Ocelot: presumably if they’d added the hydrocarbon revenues you detail below to the P&L, the impairment charge would merely have been increased by the corresponding amount?
From note 11. to the annual results:
Revenues from the sale of hydrocarbons produced as a by-product of testing and evaluation activities have been offset against the costs of the intangible asset. These totalled GBP1,755,000 in the year (2019: GBP2,411,000).
Add in revenue from the income statement of £908k and total revenue from the sale of oil was £2,663k in 19/20.
Penguins,
At this point the Company is still assessing the potential of the remaining assets and will continue to develop and evaluate these assets in the coming year. Since their acquisition dates there has been no further material changes to the Licence areas. The directors therefore consider that no further impairment is required at 30 September 2020, other than detailed above. (from Note 11. of the annual results)
It is a UKOG accounting policy to assess assets for impairment on at least an annual basis.
GingerHippo: yes, I agree with you. The acceptance of constant share placings by inexperienced investors as a sort of “free money” misses the importance of the impact of share dilution. The ability of a company to pay dividends one day is the justification for investment in its equity and the more shares in issue, the smaller the dividend per share. Investment in this is a pure gamble on a big oil find with the first up Turkey well, in my view. Presumably people contributing here understand this.
Penguins
Was HH-2Z ever put into production? As far as I am aware it only ever reached the testing stage. I don't remember seeing a RNS announcing it was in production. This was the last update I saw back in March last year "Production from HH-2z is planned to follow upon completion of the current extended well testing campaign.". Have I missed something?
Oofy, people keep ignoring the accumulated losses for some reason. Writing items off is not a cash movement this year, but it was paid for at some point. UKOG need to make £80M in profits from now just to make back their historic losses. That's several million barrels of oil even at $70 per.
I don't think the company will ever be able to repay its shareholders. People buying now are speculating that the share price might go up, not investing in a profitable company. That's in itself is OK, but ppl need to be clear about these things.
Isn’t it cash flow that matters? Impairment is only important as a measure of the quality of past management decisions and in the impact it may have on the ability of a company to borrow against the value of its assets. Cash flow is what they earned/raised, against what they spent. Penguins’s figures taking account of placing receipts is surely the relevant one? If market opinion turns against UKOG, its ability to keep chucking shareholders’ money about is going to be curtailed. It’s all about Turkey for now though, isn't it? They need more cash soon too.
ibug,
Perhaps I should have said I was responding to your post yesterday - luckily I didn't post the question last night.
so where did you get your figure of 106bopd from for Jan / Feb HH-1 production? The total production from HH to end Feb will include production after June from HH-2z - assuming when UKOG say they were still testing to October they were actually flowing the well - but there are only HH-1 production figures for July to December from the OGA, and a figure for total HH production to end June - or have a missed one after September?
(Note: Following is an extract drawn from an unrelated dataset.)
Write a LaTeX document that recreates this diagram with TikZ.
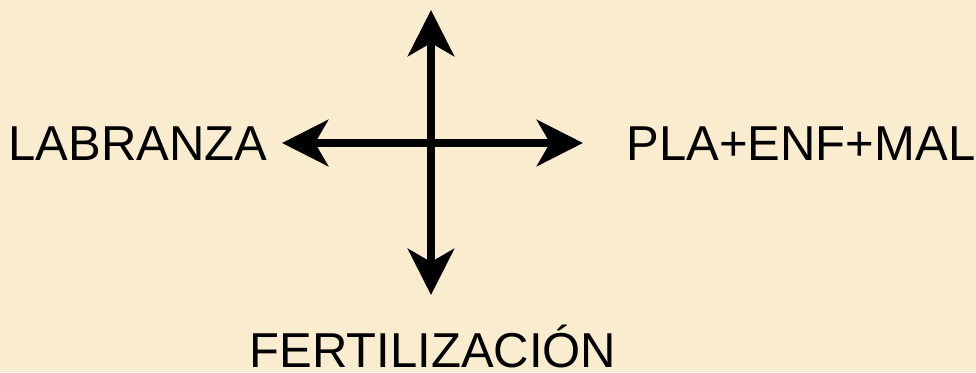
\documentclass[tikz,border=0pt]{standalone}
\usepackage{fontspec}
\setmainfont{Liberation Sans}
\usetikzlibrary{arrows.meta}
\definecolor{parch}{RGB}{250,236,207}
\tikzset{
  lbl/.style={anchor=base, inner sep=0pt, font=\fontsize{49}{58}\selectfont, text=black},
  bigarrow/.style={line width=8.5pt, draw=black, {Stealth[length=46pt,width=46pt,inset=13pt]}-{Stealth[length=46pt,width=46pt,inset=13pt]}}
}
\begin{document}
\begin{tikzpicture}[x=1pt,y=-1pt]
  \fill[parch] (0,0) rectangle (976,372);
  \useasboundingbox (0,0) rectangle (976,372);
  \coordinate (top) at (431,10);
  \coordinate (bottom) at (431,295);
  \coordinate (left) at (282,143);
  \coordinate (right) at (583,143);
  \node[lbl] (lab) at (138,160) {LABRANZA};
  \node[lbl] (pla) at (801,160) {PLA+ENF+MAL};
  \node[lbl] (fer) at (433,367) {FERTILIZACIÓN};
  \draw[bigarrow] (top) -- (bottom);
  \draw[bigarrow] (left) -- (right);
\end{tikzpicture}
\end{document}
This from the final results:- 'Clean up and flow testing of HH-2z was conducted from December 2019 through to October 2020.'
Ocelot,
there's still a lot of intangibles associated with HH to be looked at for impairment next year.
Though as you'll be aware as long as they spend money in the UK and Turkey and keep things ticking over all that expenditure can be added to intangibles next year. Spend money, don't prove assets, but add to the intangible assets anyway - until they have to impair them.
Penguins
HH-2Z does not affect first 5 months of this financial year (Oct 20-end Feb 21). I use figures from OGA and RNS updates in my calculations.
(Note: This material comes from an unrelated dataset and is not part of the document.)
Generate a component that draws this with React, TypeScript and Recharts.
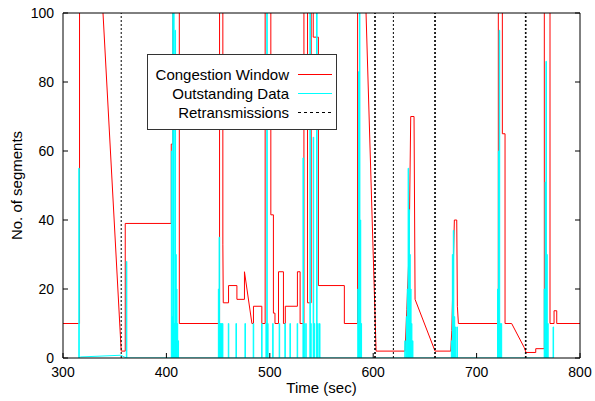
import React from 'react'
import { LineChart, Line, XAxis, YAxis, Legend } from 'recharts'

const FONT = '"Liberation Sans", Arial, Helvetica, sans-serif'

const timeTicks = [300, 400, 500, 600, 700, 800]
const segmentTicks = [0, 20, 40, 60, 80, 100]

// congestion window, [time (sec), segments]; values above 100 run off the top of the plot
const cwndPoints: [number, number][] = [
  [300, 10], [316, 10], [316, 150], [329.7, 150], [356.3, 2], [360.2, 2], [360.2, 39],
  [404.7, 39], [404.7, 62], [406.3, 62], [406.3, 150], [412.5, 150], [412.5, 10],
  [451.4, 10], [451.4, 150], [454.6, 150], [454.6, 33], [455, 16], [460.1, 16], [460.1, 21],
  [468.2, 21], [468.2, 17], [475.5, 17], [475.5, 25], [482.7, 10], [484.2, 10], [484.2, 15],
  [492.3, 15], [492.3, 10], [495.5, 10], [495.5, 150], [501, 150], [501, 41.5], [503.5, 41.5],
  [503.5, 13], [505, 13], [505, 10], [508.4, 10], [508.4, 25], [513.2, 25], [513.2, 10],
  [515, 10], [515, 15], [526.7, 15], [526.7, 25], [529.3, 25], [529.3, 10], [533, 10],
  [533, 150], [536.5, 150], [536.5, 16], [540, 16], [540, 150], [542, 150], [542, 93],
  [547, 93], [547, 21], [572.1, 21], [572.1, 10], [584.9, 10], [584.9, 150], [588.1, 150],
  [602.8, 2], [630.8, 2], [632.5, 14], [634.7, 31], [636.3, 70], [639.5, 70], [640.5, 17],
  [659.8, 2], [675, 2], [676, 8], [678.5, 40], [680.8, 40], [681.4, 15], [682.4, 10],
  [721, 10], [721, 150], [724.9, 150], [724.9, 65], [727.5, 65], [727.5, 10], [733.9, 10],
  [746.1, 3], [747.8, 1.6], [757.2, 1.6], [757.2, 2.7], [765.5, 2.7], [765.5, 150],
  [771, 150], [771, 10], [774.9, 10], [774.9, 13.7], [777.5, 13.7], [777.5, 10], [800, 10],
]

// outstanding data bursts, [time (sec), peak segments]
const outSpikes: [number, number][] = [
  [315.5, 55],
  [361.5, 28],
  [405, 60], [405.7, 12], [406.4, 130], [407.2, 110], [407.9, 10], [408.6, 95], [409.3, 30],
  [410, 20], [410.7, 10], [411.5, 5],
  [450.5, 20], [451.2, 35], [452, 10], [452.8, 10], [453.6, 10], [454.4, 10],
  [460.1, 10], [467.5, 10], [476.2, 10], [484.2, 10], [492.3, 10],
  [496.5, 10], [497.3, 130], [498.1, 10],
  [503, 10], [509.3, 10], [514.8, 10], [519.7, 10], [526.7, 10],
  [532.3, 58], [533.2, 10], [535, 10],
  [539, 130], [539.8, 10], [542.2, 64], [543.2, 10], [545.5, 130], [546.5, 10], [548.3, 10],
  [585.3, 20], [586.1, 83], [586.9, 130], [587.7, 40], [588.5, 10],
  [630.8, 5], [632.3, 12], [633.2, 20], [634, 55], [634.8, 43], [635.6, 30], [636.4, 20],
  [637.2, 10], [638.2, 5],
  [675.8, 5], [676.8, 30], [677.7, 37], [678.6, 12], [679.6, 9], [681.2, 9],
  [720.5, 20], [721.3, 60], [722.1, 95], [723, 10], [724, 10],
  [765.6, 20], [766.5, 51], [767.3, 86], [768.1, 30], [769, 10], [774.2, 9],
]
// slow creep of outstanding data while the window is stalled
const outDrift: [number, number][] = [[317, 0.3], [356, 0.8]]

const retransTimes = [356.3, 601.5, 602.0, 619.5, 659.5, 660.1, 747.2, 747.8]

const cwndData = cwndPoints.map(([t, v]) => ({ t, v }))
const outData = [
  ...outSpikes.flatMap(([t, v]) => [
    { t: t - 0.25, v: 0 },
    { t: t - 0.25, v },
    { t: t + 0.25, v },
    { t: t + 0.25, v: 0 },
  ]),
  ...outDrift.map(([t, v]) => ({ t, v })),
].sort((a, b) => a.t - b.t)
const retransData = retransTimes.flatMap((t) => [
  { t, v: 0 },
  { t, v: 100 },
  { t, v: null },
])

const BottomTick = ({ x, y, payload }: any) => (
  <g>
    <line x1={x} y1={y} x2={x} y2={y - 5} stroke="#000" />
    <text x={x} y={y + 19} textAnchor="middle" fontSize={14} fontFamily={FONT} fill="#000">
      {payload.value}
    </text>
  </g>
)
const TopTick = ({ x, y }: any) => <line x1={x} y1={y} x2={x} y2={y + 5} stroke="#000" />
const LeftTick = ({ x, y, payload }: any) => (
  <g>
    <line x1={x} y1={y} x2={x + 5} y2={y} stroke="#000" />
    <text x={x - 9} y={y + 5} textAnchor="end" fontSize={14} fontFamily={FONT} fill="#000">
      {payload.value}
    </text>
  </g>
)
const RightTick = ({ x, y }: any) => <line x1={x} y1={y} x2={x - 5} y2={y} stroke="#000" />

const TimeTitle = (props: any) => {
  const vb = props.viewBox || { x: 63, y: 358, width: 517, height: 43 }
  return (
    <text x={vb.x + vb.width / 2} y={vb.y + vb.height - 8} textAnchor="middle" fontSize={15} fontFamily={FONT} fill="#000">
      Time (sec)
    </text>
  )
}
const SegmentsTitle = (props: any) => {
  const vb = props.viewBox || { x: 0, y: 13, width: 63, height: 345 }
  const cy = vb.y + vb.height / 2
  return (
    <text x={22} y={cy} transform={`rotate(-90 22 ${cy})`} textAnchor="middle" fontSize={15} fontFamily={FONT} fill="#000">
      No. of segments
    </text>
  )
}

const LegendBox = ({ payload }: any) => (
  <div
    style={{
      boxSizing: 'border-box',
      width: 190,
      height: 76,
      paddingTop: 10,
      border: '1px solid #333',
      background: '#fff',
      fontFamily: FONT,
      fontSize: 15,
      color: '#000',
    }}
  >
    {(payload || []).map((entry: any) => (
      <div key={entry.value} style={{ display: 'flex', alignItems: 'center', height: 19, lineHeight: '19px' }}>
        <span style={{ width: 141, textAlign: 'right', whiteSpace: 'nowrap' }}>{entry.value}</span>
        <svg width={34} height={19} style={{ marginLeft: 9 }}>
          <line
            x1={0}
            y1={9.5}
            x2={34}
            y2={9.5}
            stroke={entry.color}
            strokeDasharray={entry.payload?.strokeDasharray ? '3 3' : undefined}
          />
        </svg>
      </div>
    ))}
  </div>
)

export default function App() {
  return (
    <div style={{ position: 'absolute', left: 0, top: 0, width: 595, height: 401, background: '#fff' }}>
      <LineChart width={595} height={401} margin={{ top: 0, right: 0, bottom: 0, left: 0 }}>
        <XAxis
          xAxisId="b"
          dataKey="t"
          type="number"
          domain={[300, 800]}
          ticks={timeTicks}
          interval={0}
          allowDataOverflow
          height={43}
          stroke="#000"
          tickLine={false}
          tickSize={0}
          tickMargin={0}
          tick={BottomTick}
          label={TimeTitle}
        />
        <XAxis
          xAxisId="t"
          orientation="top"
          type="number"
          domain={[300, 800]}
          ticks={timeTicks}
          interval={0}
          allowDataOverflow
          height={13}
          stroke="#000"
          tickLine={false}
          tickSize={0}
          tickMargin={0}
          tick={TopTick}
        />
        <YAxis
          yAxisId="l"
          type="number"
          domain={[0, 100]}
          ticks={segmentTicks}
          interval={0}
          allowDataOverflow
          width={63}
          stroke="#000"
          tickLine={false}
          tickSize={0}
          tickMargin={0}
          tick={LeftTick}
          label={SegmentsTitle}
        />
        <YAxis
          yAxisId="r"
          orientation="right"
          type="number"
          domain={[0, 100]}
          ticks={segmentTicks}
          interval={0}
          allowDataOverflow
          width={15}
          stroke="#000"
          tickLine={false}
          tickSize={0}
          tickMargin={0}
          tick={RightTick}
        />
        <Legend
          layout="horizontal"
          verticalAlign="middle"
          align="center"
          content={LegendBox}
          wrapperStyle={{ left: 147, top: 54, width: 190, height: 76 }}
        />
        <Line
          xAxisId="b"
          yAxisId="l"
          data={cwndData}
          dataKey="v"
          name="Congestion Window"
          stroke="#ff0000"
          strokeWidth={1}
          dot={false}
          activeDot={false}
          isAnimationActive={false}
        />
        <Line
          xAxisId="b"
          yAxisId="l"
          data={outData}
          dataKey="v"
          name="Outstanding Data"
          stroke="#00ffff"
          strokeWidth={1}
          dot={false}
          activeDot={false}
          isAnimationActive={false}
        />
        <Line
          xAxisId="b"
          yAxisId="l"
          data={retransData}
          dataKey="v"
          name="Retransmissions"
          stroke="#000"
          strokeWidth={1}
          strokeDasharray="2 2"
          dot={false}
          activeDot={false}
          isAnimationActive={false}
        />
      </LineChart>
    </div>
  )
}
"UK Oil and Gas PLC is a UK-based oil and gas exploration and production company."
Ignoring costs and losses associated with exploration is living in la-la land; if UKOG were not spending on developing new assets they might need to close down as current assets do not seem to pay the bills.
Penguins,
My figure provides an indication of the underlying loss, it, therefore, provides a base for projecting into the future.
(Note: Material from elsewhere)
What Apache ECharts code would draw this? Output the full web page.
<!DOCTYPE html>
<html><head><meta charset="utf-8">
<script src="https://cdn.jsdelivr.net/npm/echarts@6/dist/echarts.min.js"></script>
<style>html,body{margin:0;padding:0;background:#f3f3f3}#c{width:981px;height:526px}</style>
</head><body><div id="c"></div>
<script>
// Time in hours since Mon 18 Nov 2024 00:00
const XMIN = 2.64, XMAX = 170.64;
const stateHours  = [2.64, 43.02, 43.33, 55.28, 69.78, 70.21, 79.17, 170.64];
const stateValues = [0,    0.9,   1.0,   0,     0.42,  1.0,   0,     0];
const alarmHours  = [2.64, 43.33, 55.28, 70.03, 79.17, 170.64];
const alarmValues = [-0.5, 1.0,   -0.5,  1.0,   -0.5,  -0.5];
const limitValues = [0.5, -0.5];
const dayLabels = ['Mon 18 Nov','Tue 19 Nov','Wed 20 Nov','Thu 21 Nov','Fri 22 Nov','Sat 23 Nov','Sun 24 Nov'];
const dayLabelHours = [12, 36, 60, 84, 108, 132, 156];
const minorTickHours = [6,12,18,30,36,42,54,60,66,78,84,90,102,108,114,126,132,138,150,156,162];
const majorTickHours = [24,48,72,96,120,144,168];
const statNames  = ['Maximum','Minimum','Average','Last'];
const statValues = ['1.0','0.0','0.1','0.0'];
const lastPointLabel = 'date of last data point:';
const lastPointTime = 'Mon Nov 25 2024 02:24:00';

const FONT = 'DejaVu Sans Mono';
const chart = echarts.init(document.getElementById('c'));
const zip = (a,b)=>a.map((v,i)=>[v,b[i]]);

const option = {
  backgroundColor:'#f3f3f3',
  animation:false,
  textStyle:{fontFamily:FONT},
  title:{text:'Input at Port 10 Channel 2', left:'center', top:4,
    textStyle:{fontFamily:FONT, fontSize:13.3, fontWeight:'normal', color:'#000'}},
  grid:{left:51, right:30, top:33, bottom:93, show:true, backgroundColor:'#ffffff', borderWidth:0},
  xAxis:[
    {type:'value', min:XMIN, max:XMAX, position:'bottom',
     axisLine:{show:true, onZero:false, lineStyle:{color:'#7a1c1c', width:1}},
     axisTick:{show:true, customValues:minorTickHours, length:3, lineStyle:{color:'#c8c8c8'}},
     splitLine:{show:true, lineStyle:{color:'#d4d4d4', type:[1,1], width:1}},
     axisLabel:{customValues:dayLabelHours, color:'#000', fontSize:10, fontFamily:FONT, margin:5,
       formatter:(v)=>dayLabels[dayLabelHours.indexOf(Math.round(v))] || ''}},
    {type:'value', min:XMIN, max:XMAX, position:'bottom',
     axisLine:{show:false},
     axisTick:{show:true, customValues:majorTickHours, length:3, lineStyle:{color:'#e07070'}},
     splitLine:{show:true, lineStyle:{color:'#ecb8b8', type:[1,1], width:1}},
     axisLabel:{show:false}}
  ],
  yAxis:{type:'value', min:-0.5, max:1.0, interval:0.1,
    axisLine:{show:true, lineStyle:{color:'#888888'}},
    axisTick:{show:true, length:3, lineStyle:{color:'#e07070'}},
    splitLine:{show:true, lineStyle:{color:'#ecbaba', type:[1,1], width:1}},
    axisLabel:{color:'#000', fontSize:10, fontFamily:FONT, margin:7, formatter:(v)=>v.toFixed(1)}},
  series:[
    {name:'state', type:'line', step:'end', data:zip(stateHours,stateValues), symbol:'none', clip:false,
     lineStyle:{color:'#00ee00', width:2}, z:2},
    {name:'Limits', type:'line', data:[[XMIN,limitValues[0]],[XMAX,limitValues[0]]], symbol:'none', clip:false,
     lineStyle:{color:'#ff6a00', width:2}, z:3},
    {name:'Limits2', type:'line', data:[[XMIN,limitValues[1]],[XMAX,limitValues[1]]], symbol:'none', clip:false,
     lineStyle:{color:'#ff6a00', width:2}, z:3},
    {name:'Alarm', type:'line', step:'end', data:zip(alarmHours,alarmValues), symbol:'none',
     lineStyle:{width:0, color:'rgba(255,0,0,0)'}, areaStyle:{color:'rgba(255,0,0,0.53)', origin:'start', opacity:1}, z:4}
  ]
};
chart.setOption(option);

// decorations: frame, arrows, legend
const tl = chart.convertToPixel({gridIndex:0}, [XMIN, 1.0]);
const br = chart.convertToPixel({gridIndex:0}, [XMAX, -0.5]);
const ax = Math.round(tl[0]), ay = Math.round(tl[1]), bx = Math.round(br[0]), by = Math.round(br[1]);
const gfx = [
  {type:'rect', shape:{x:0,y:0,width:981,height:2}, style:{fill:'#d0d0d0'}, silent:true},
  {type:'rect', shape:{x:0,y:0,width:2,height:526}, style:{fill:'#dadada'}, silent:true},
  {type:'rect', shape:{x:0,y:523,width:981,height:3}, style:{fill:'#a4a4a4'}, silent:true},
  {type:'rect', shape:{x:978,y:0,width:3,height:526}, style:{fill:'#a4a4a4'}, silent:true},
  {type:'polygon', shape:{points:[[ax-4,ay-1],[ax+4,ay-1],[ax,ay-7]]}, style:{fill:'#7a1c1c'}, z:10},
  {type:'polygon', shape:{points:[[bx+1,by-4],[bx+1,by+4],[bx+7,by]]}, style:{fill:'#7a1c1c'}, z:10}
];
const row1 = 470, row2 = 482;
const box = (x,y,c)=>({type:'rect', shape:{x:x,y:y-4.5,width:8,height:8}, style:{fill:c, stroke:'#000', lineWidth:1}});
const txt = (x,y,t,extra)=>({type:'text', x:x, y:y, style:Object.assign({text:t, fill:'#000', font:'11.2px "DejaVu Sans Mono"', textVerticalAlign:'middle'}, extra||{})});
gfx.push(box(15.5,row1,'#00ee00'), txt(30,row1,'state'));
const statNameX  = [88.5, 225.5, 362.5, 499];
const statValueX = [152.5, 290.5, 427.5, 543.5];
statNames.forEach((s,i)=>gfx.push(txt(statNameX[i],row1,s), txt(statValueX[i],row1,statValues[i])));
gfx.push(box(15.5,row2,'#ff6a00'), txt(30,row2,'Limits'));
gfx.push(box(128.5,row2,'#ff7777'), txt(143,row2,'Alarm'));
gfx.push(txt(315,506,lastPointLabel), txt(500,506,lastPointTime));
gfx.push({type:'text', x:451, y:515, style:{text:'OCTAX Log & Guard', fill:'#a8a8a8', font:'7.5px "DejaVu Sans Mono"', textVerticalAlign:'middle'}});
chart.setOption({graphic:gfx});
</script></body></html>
After the impairment and write-off at HH in 19/20, nobody is suggesting there will be a similar impairment and write-off at HH in 20/21.
Ocelot,
That's exactly what I was referring to "loss before impairment expense, exploration write-off and taxation"
Presumably adding all those in makes a difference?
Oh - yes it does, loss before (and after taxation which was zero) was £20,937,000.
So: from the group income statement, take loss before taxation and add back impairment expense and exploration write-off.
News leak ?....
Penguins,
The number, which is a number for a loss, comes from the group's income statement.
Re selectivity, the heading I used explains which figures are involved:
"loss before impairment expense, exploration write-off and taxation"
Ocelot,
Not sure where your number is in the accounts, and it's very selective.
Looking at the consolidated cashflow account cash went down £5,258,000 from the start of the accounting period to the end - but they also raised £7,734,000.
So in simple terms they spent nearly £12,992,000 more than was coming in during the year more than £1mm a month.
That's more than a few hundred barrels - at revenue of £50 a barrel I make that over 700bopd.
In the real world that would have needed, for instance, Resan / Basur to produce (rather than have an initial test) over 1,400bopd, which is more than 3 times E Sadak field production in September 2020 - from 8 producers.
Ibug,
According to the Final results the HH-2z ewt continued to October. I'm assuming your 106bopd HH-1 average for Jan/ Feb was calculated from taking end June figure of total production plus the July to December OGA figures and subtracting it from the total HH production figure in the final results. 106bopd would mean no oil from HH-2z testing after June. Unfortunately UKOG are pretty silent on HH-2z production after the initial testing following the workover to stop the water ingress.
Thank you for your post, Ibug.
The rise in the oil price may help to explain why the much-touted placing has yet to be done.